Известную проблему в жизни Марии Ивановны, как, впрочем, и для всякой знаменитой актрисы, составляли письма так называемых поклонниц и сами поклонницы. Она воспринимала их как неизбежное, но несомненное зло, называла «девчонками» независимо от возраста и ценила в них только два качества — скромность и ненавязчивость. Письма девчонок, как правило, выбрасывала. Делала принципиальное различие между ними и «поклонниками», к числу которых могли относиться люди любого возраста и пола. Их мнением интересовалась. Последнее такое письмо я передала ей в больнице 9 марта 1983 года. Это была открытка с ее молодым портретом с просьбой подписать от тридцатишестилетнего инженера из Ростова-на-Дону, который знал ее, естественно, только по радио. Она подписала как {65} могла и сказала: «Смотри, чтобы не завалялась в сумке. Отправь поскорее». Я не запомнила имени этого молодого человека, но если он вдруг когда-нибудь это прочтет, то пусть знает — слова на открытке это последнее, что было написано рукой Марии Ивановны Бабановой.
Вот что она писала в одном из своих «отчетов» из Ленинграда:
15.V.57. Ленинград
Вчера, когда я уже в раздражении пошла на почту получать очередного «тельца» в виде пошлой и дурнотонной игрушки, — я испытала вместо чувства благодарности, мягкого юмора и «трогательного» состояния чувство унижения и обиды за то, что девчонка просто глупа, ничего не понимает, что можно, чего нельзя, и воображает, что я поставлю эту реликвию в витрину с подарками от зрителей и буду всем со слезами умиления показывать — а я, хамская и грубая душа, подарю ее какому-нибудь бедному ребятенку, да так, чтобы он не видел меня, настолько жалок этот подарок. Не в том, что он дешев, пойми меня правильно, но почему все мои «поклонницы»… именно мне дарят всегда игрушки, собачек, кошечек. Я одарила всю Зеленоградскую12 этими сувенирами. Нет, я действительно злюка и ведьма, но всякий раз меня это расстраивало.

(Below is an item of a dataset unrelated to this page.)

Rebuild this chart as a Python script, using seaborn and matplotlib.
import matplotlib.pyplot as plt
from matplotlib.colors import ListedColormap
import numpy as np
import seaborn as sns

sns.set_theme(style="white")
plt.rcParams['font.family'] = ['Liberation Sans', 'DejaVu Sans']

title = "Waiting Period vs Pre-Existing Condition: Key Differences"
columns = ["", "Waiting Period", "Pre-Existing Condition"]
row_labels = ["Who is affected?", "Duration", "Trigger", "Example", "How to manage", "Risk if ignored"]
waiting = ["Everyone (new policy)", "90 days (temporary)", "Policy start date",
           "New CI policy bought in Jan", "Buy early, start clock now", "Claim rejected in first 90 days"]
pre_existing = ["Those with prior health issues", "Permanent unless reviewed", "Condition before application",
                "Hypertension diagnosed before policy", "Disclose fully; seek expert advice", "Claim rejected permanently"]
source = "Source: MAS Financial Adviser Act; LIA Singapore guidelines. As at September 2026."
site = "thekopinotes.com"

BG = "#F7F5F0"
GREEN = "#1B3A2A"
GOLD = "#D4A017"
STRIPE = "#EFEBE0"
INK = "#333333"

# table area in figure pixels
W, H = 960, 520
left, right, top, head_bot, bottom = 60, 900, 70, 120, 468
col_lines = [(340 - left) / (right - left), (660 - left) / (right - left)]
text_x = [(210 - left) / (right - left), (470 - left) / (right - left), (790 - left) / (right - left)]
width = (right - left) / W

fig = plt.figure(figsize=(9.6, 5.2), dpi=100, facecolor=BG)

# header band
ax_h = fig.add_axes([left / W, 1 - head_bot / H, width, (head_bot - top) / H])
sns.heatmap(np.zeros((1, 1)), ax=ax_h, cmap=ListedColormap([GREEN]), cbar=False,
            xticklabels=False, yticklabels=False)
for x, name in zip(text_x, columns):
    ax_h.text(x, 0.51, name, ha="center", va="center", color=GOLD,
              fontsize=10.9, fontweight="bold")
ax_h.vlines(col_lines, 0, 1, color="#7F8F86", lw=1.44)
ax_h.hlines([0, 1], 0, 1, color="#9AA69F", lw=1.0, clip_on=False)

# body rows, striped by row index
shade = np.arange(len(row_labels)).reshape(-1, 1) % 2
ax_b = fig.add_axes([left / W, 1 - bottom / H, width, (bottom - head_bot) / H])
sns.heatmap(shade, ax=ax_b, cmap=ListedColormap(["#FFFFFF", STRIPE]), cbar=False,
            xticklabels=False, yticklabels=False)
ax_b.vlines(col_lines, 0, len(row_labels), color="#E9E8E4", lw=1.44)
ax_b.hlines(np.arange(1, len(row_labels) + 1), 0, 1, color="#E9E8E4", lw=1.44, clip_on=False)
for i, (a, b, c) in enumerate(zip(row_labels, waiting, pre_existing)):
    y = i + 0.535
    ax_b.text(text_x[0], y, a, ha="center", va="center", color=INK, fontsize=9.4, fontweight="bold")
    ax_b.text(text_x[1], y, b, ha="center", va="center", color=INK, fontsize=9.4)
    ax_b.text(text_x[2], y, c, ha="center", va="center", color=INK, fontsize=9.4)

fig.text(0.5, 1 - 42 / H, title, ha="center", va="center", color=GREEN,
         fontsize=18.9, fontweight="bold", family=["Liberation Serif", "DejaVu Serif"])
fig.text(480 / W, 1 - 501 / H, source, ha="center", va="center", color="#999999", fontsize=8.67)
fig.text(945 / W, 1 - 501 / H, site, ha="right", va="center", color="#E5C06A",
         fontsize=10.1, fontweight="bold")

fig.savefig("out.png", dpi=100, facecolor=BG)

Им это тяжело материально, а мне морока с этим барахлом. Ведь я же взрослая, чтобы не сказать больше! Ну, цветы, это я еще понимаю. Но копеечная лошадка или куколка. Ей-богу, никому другому они бы этого не посмели сделать. Почему я для всех, или почти для всех, что-то вроде нескладного дитяти, которое надо жалеть, над которым надо плакать и обязательно рассчитывать на дружбу пятидесятишестилетней актрисы (с гаком!) и двадцатилетней дурынды. И ведь не разубедишь никакую… что мне не нужна ее дружба, не может быть нужна, что мне тягостна ее привязанность или любовь, на которую мне нечем ответить…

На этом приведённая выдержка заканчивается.